The stories explore a wide range of themes associated with the main protagonist Dream, also known as Morpheus, and his realm the Dreaming. It also features a number of characters from the comic book series including Dream's siblings called The Endless, consisting of Death, Desire, Despair, Delirium, Destiny, and Destruction. Characters such as Cain and Abel, Matthew the Raven, and more also make appearances throughout the anthology.

== Background ==
The anthology was released following the popularity and success of The Sandman comic book series, running from 1989 to 1996. The creator of The Sandman series, Neil Gaiman, invited a number of accomplished authors, many of which have worked with Gaiman in the past and developed friendships with the author.

==Content Summary==
Source:

Preface by Frank McConnell
1. Masquerade and High Water by Colin Greenland: A man is haunted by a recurring dream about a traumatic event from his past, replaying endlessly with small variations. Dream and Desire observe the dream and debate whether or not to intervene until Desire subtly disrupts the pattern, giving the dreamer a chance to confront his guilt and move forward.

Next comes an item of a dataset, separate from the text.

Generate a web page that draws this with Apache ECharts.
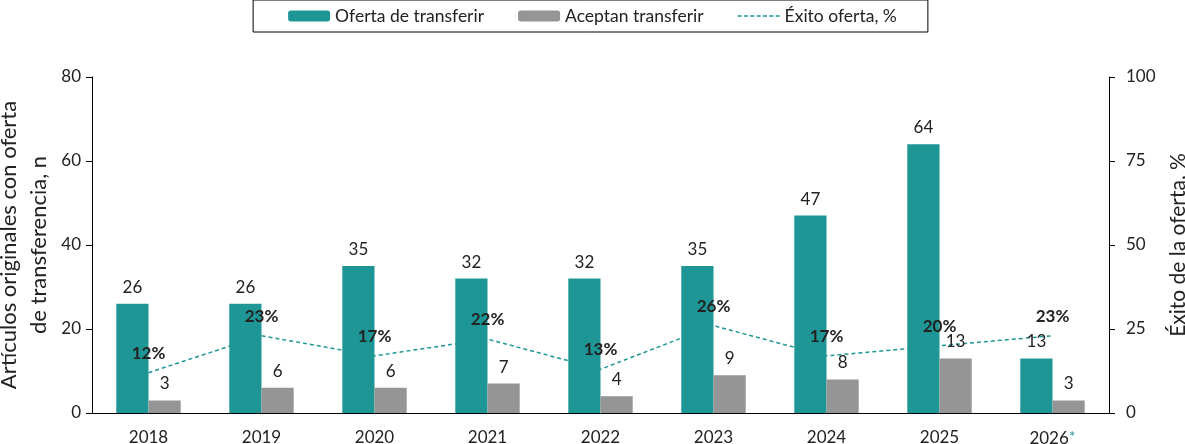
<!DOCTYPE html>
<html>
<head>
<meta charset="utf-8">
<style>
  html, body { margin: 0; padding: 0; background: #fff; }
  #main { width: 1185px; height: 444px; }
</style>
<script src="https://cdn.jsdelivr.net/npm/echarts@6/dist/echarts.min.js"></script>
</head>
<body>
<div id="main"></div>
<script>
var years = ['2018', '2019', '2020', '2021', '2022', '2023', '2024', '2025', '2026'];
var ofertas = [26, 26, 35, 32, 32, 35, 47, 64, 13];
var aceptan = [3, 6, 6, 7, 4, 9, 8, 13, 3];
var exito = [12, 23, 17, 22, 13, 26, 17, 20, 23];

var teal = '#1f9696';
var gris = '#959595';
var texto = '#222';
var fuente = 'Lato';

// icono de línea discontinua para la leyenda
var iconoDiscontinuo = 'path://M0,0h4v1.6h-4z M6.3,0h4v1.6h-4z M12.6,0h4v1.6h-4z M18.9,0h4v1.6h-4z ' +
  'M25.2,0h4v1.6h-4z M31.5,0h4v1.6h-4z M37.8,0h4v1.6h-4z';

var myChart = echarts.init(document.getElementById('main'));
var option = {
  animation: false,
  textStyle: { fontFamily: fuente, color: texto },
  legend: {
    top: 0,
    left: 'center',
    data: [
      { name: 'Oferta de transferir' },
      { name: 'Aceptan transferir' },
      { name: 'Éxito oferta, %', icon: iconoDiscontinuo, itemStyle: { color: teal } }
    ],
    borderColor: '#000',
    borderWidth: 1,
    padding: [7, 31, 7, 35],
    itemWidth: 42,
    itemHeight: 11,
    itemGap: 34,
    textStyle: { fontSize: 17.5, color: texto, fontFamily: fuente }
  },
  grid: { left: 92, right: 76, top: 77, bottom: 31, outerBoundsMode: 'none', containLabel: false },
  xAxis: {
    type: 'category',
    data: years,
    axisLine: { lineStyle: { color: '#000', width: 1 } },
    axisTick: { show: false },
    axisLabel: {
      fontSize: 17,
      color: texto,
      margin: 16,
      formatter: function (v) {
        return v === '2026' ? v + '{a|*}' : v;
      },
      rich: {
        a: { color: teal, fontSize: 16, verticalAlign: 'top', padding: [0, 0, 4, 0] }
      }
    }
  },
  yAxis: [{
    type: 'value',
    min: 0, max: 80, interval: 20,
    name: 'Artículos originales con oferta\nde transferencia, n',
    nameLocation: 'middle',
    nameRotate: 90,
    nameGap: 38,
    nameMoveOverlap: false,
    nameTextStyle: { fontSize: 22, color: texto, lineHeight: 30 },
    axisLine: { show: true, lineStyle: { color: '#000' } },
    axisTick: { show: true, length: 6, lineStyle: { color: '#000' } },
    axisLabel: { fontSize: 17, color: texto, margin: 11 },
    splitLine: { show: false }
  }, {
    type: 'value',
    min: 0, max: 100, interval: 25,
    name: 'Éxito de la oferta, %',
    nameLocation: 'middle',
    nameRotate: 90,
    nameGap: 59,
    nameMoveOverlap: false,
    nameTextStyle: { fontSize: 21, color: texto },
    axisLine: { show: true, lineStyle: { color: '#000' } },
    axisTick: { show: true, length: 6, lineStyle: { color: '#000' } },
    axisLabel: { fontSize: 17, color: texto, margin: 17 },
    splitLine: { show: false }
  }],
  series: [{
    name: 'Éxito oferta, %',
    type: 'line',
    yAxisIndex: 1,
    data: exito,
    z: 1,
    symbol: 'none',
    lineStyle: { color: teal, width: 1.5, type: [4, 3] },
    itemStyle: { color: teal }
  }, {
    name: 'Oferta de transferir',
    type: 'bar',
    data: ofertas,
    z: 2,
    barGap: '0%',
    barCategoryGap: '43%',
    itemStyle: { color: teal },
    label: { show: true, position: 'top', distance: 8, fontSize: 17, color: texto }
  }, {
    name: 'Aceptan transferir',
    type: 'bar',
    data: aceptan,
    z: 2,
    itemStyle: { color: gris },
    label: { show: true, position: 'top', distance: 8, fontSize: 17, color: texto }
  }, {
    // etiquetas del % por encima de las barras
    name: 'etiquetas',
    type: 'line',
    yAxisIndex: 1,
    data: exito,
    z: 5,
    silent: true,
    symbol: 'circle',
    symbolSize: 0,
    lineStyle: { opacity: 0 },
    label: {
      show: true, position: 'top', distance: 11,
      fontSize: 17, fontWeight: 'bold', color: texto,
      formatter: '{c}%'
    }
  }]
};

myChart.setOption(option);
</script>
</body>
</html>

2. Chain Home, Low by John M. Ford: Taking place during World War II, a British radar operator becomes involved in a strange supernatural situation connected to dreams and fate. As reality and the Dreaming intersect, he realizes that forces beyond the human world may influence the outcome of war.
3. Stronger Than Desire by Lisa Goldstein: When a woman struggling with loneliness becomes entangled in the influence of Desire, her longing for connection leads her into a dangerous emotional and supernatural situation.

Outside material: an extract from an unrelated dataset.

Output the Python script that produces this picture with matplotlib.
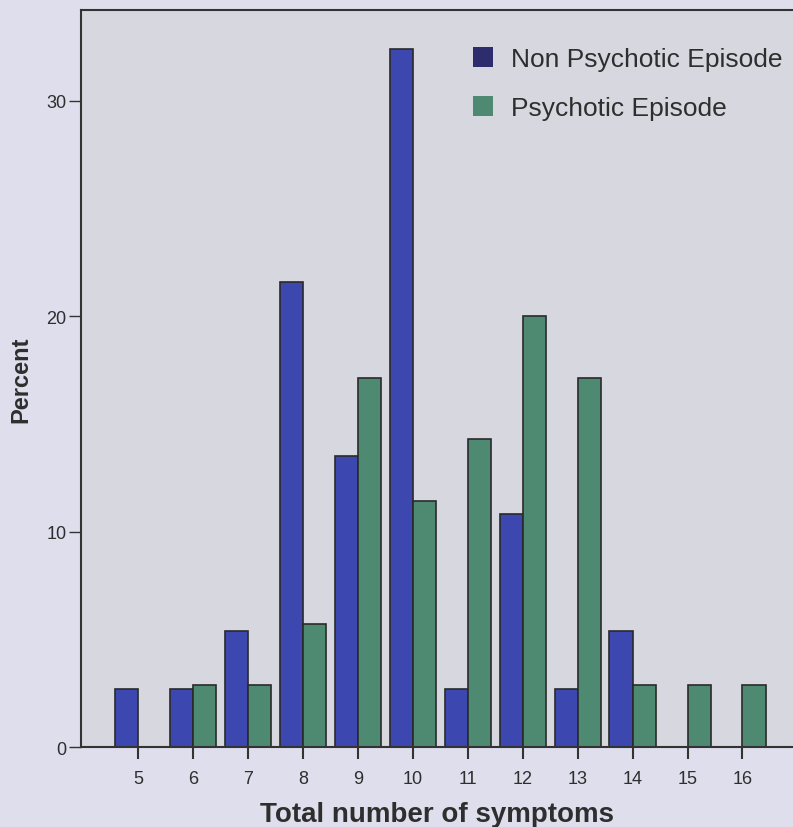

4. Each Damp Thing by Barbara Hambly: A scholar studying folklore begins experiencing disturbing dreams that involve ancient supernatural forces. As she investigates, she discovers that the existence of these creatures lies within the realm of dreams, and the boundary between research and danger gradually disappears.
5. The Birth Day by B.W. Clough: When a young boy's birthday coincides with strange events in the Dreaming, his imagination and dreams bring him into contact with mysterious figures connected to Dream's realm.
6. Splatter by Will Shetterly: A struggling artist becomes obsessed with creating the perfect horror story as his nightmares begin to inspire his increasingly disturbing works of art. As he continues he learns that inspiration from the Dreaming can have frightening consequences.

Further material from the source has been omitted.